Merci beaucoup, messieurs. Vous nous avez fourni beaucoup d'information et nous vous en savons gré. Vous voyez ces dossiers sous un angle différent.
Au cours de nos dernières réunions sur cette question, j'ai découvert, comme tous mes collègues, qu'il s'agit d'une question très complexe et nous avons l'impression de n'avoir exploré qu'une toute petite partie de tout ce dossier. Mais nous avons des lois dans ce domaine depuis plus de dix ans, et j'estime qu'il est temps de faire un examen complet.
À l'une de nos réunions, nous avons entendu un témoin depuis l'Écosse, en vidéoconférence. Il s'agissait d'un professeur. Ce témoin faisait un examen de tout le système appliqué en Écosse. À mon avis, si nous voulons pouvoir faire un bon examen de ce programme, nous devrions nommer une personne qui serait chargée d'examiner en toute confidentialité ce qui s'est fait au cours des dix dernières années dans l'application de cette politique pour voir s'il existe des problèmes dans le système. D'après votre expérience, serait-il possible d'autoriser un criminologue indépendant, des avocats ou d'autres personnes à examiner ce système?
Pour enchaîner sur l'argument de M. Chan, je pense qu'il serait très utile, étant donné que nous avons une plus longue expérience du programme, de nous inspirer de la recherche en science sociale et en sciences humaines pour prendre nos décisions. Le problème pour nous, c'est que vous nous soumettez votre argumentation concernant l'intérêt du programme en vous plaçant du point de vue de l'application de la loi ou de l'utilité d'un tribunal, mais nous ne voyons qu'un côté de la médaille. Les seules choses que nous ayons apprises à propos d'un participant au programme provenaient de quelques rares anecdotes signalées par les avocats. Cela ne nous facilite pas la tâche.
Je voudrais déclarer d'emblée qu'à mon avis, c'est un programme utile et je suis heureuse qu'il existe, mais comme n'importe quel autre programme, il pourrait être amélioré.
Je pense que nous sommes ici pour deux raisons. La première est celle qui a justifié le convocation de la présente séance, et j'espérais qu'on pourrait l'approfondir davantage aujourd'hui. Lorsque nous aborderons la révision, nous essaierons d'y revenir, car cela va non seulement favoriser notre compréhension de ce qui s'est passé, mais également celle du public.

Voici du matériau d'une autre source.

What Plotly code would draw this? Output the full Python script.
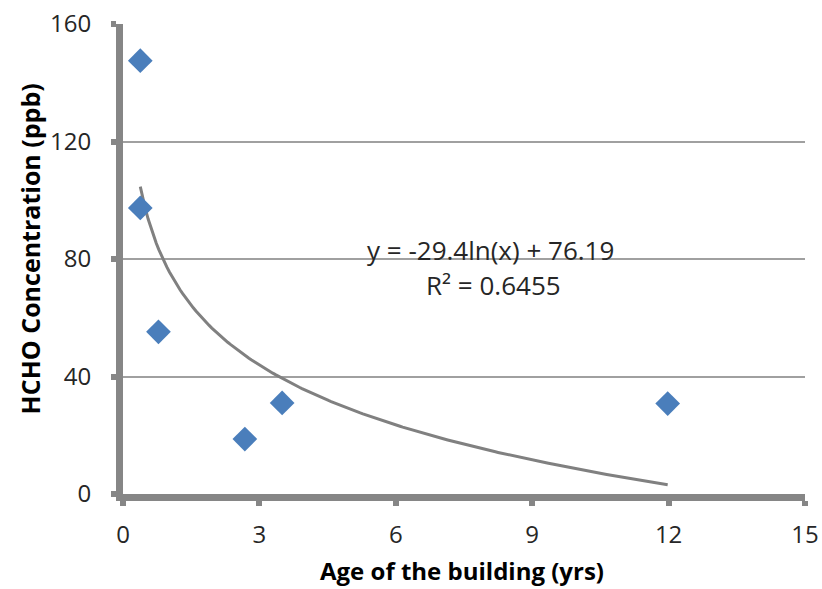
import numpy as np
import plotly.graph_objects as go

# Data
age_yrs = [0.38, 0.38, 0.78, 2.68, 3.5, 11.98]
hcho_ppb = [147.5, 97.4, 55.2, 18.7, 31.0, 30.8]

# Logarithmic trendline coefficients as printed on the chart
trend_a = -29.4
trend_b = 76.19
r_squared = 0.6455

x_ticks = [0, 3, 6, 9, 12, 15]
y_ticks = [0, 40, 80, 120, 160]

x_title = "Age of the building (yrs)"
y_title = "HCHO Concentration (ppb)"

trend_x = np.linspace(min(age_yrs), max(age_yrs), 200)
trend_y = trend_a * np.log(trend_x) + trend_b

AXIS = "#868686"
FONT = "Open Sans"
TXT = "#262626"

fig = go.Figure()
fig.add_trace(go.Scatter(
    x=trend_x, y=trend_y, mode="lines",
    line=dict(color="#808080", width=3), hoverinfo="skip", showlegend=False))
fig.add_trace(go.Scatter(
    x=age_yrs, y=hcho_ppb, mode="markers",
    marker=dict(symbol="diamond", size=19, color="#4A7EBB"),
    showlegend=False))

fig.add_annotation(x=8.09, y=83.0, xref="x", yref="y", showarrow=False,
                   text=f"y = {trend_a}ln(x) + {trend_b}",
                   font=dict(family=FONT, size=26, color=TXT))
fig.add_annotation(x=8.15, y=71.0, xref="x", yref="y", showarrow=False,
                   text=f"R² = {r_squared}",
                   font=dict(family=FONT, size=26, color=TXT))

# Axis titles
fig.add_annotation(x=0.497, y=-0.163, xref="paper", yref="paper",
                   xanchor="center", yanchor="middle", showarrow=False,
                   text=f"<b>{x_title}</b>",
                   font=dict(family=FONT, size=24, color="black"))
fig.add_annotation(x=-0.136, y=0.521, xref="paper", yref="paper",
                   xanchor="center", yanchor="middle", showarrow=False,
                   textangle=-90, text=f"<b>{y_title}</b>",
                   font=dict(family=FONT, size=25, color="black"))

fig.update_layout(
    width=822, height=589,
    margin=dict(l=123, r=17, t=24, b=95),
    paper_bgcolor="white", plot_bgcolor="white",
    font=dict(family=FONT, color=TXT),
    xaxis=dict(
        range=[0, 15], tickvals=x_ticks, showgrid=False, zeroline=False,
        showline=True, linewidth=7, linecolor=AXIS, automargin=False,
        ticks="outside", ticklen=5, tickwidth=6, tickcolor=AXIS,
        tickfont=dict(size=24, family=FONT, color=TXT),
        ticklabelstandoff=8,
    ),
    yaxis=dict(
        range=[0, 160], tickvals=y_ticks, showgrid=True,
        gridcolor="#A0A0A0", gridwidth=1.5, zeroline=False,
        showline=True, linewidth=7, linecolor=AXIS, automargin=False,
        ticks="outside", ticklen=5, tickwidth=6, tickcolor=AXIS,
        tickfont=dict(size=24, family=FONT, color=TXT),
        ticklabelstandoff=15,
    ),
)

fig.write_html("out.html",
               config={"displayModeBar": False},
               post_script="document.body.style.margin='0';document.body.style.overflow='hidden';")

Mais la deuxième raison est celle-ci: lorsque nous allons rédiger notre rapport, quelles recommandations allons-nous formuler pour l'ensemble du programme? Un certain nombre d'éléments différents sont apparus. Je vois qu'aux termes de la loi, le commissaire et le solliciteur général peuvent conclure des ententes pour accueillir au sein du programme des personnes relevant d'une province ou d'un territoire ou proposées par un autre corps de police canadien.
Ce que je ne vois pas dans la loi, c'est la possibilité d'exporter le programme dans une autre compétence. Si l'opération est possible, comment se déroule-t-elle? Pourquoi cela ne figure-t-il pas dans la loi? Est-ce là une question qu'il convient de soulever dès maintenant, si nous souhaitons non seulement accueillir des bénéficiaires, mais également en envoyer certains à l'extérieur du domaine régi par la GRC? S'agit-il d'une omission, est-ce qu'on a procédé d'une autre façon ou est-ce que vous voulez éviter d'intervenir dans ce domaine?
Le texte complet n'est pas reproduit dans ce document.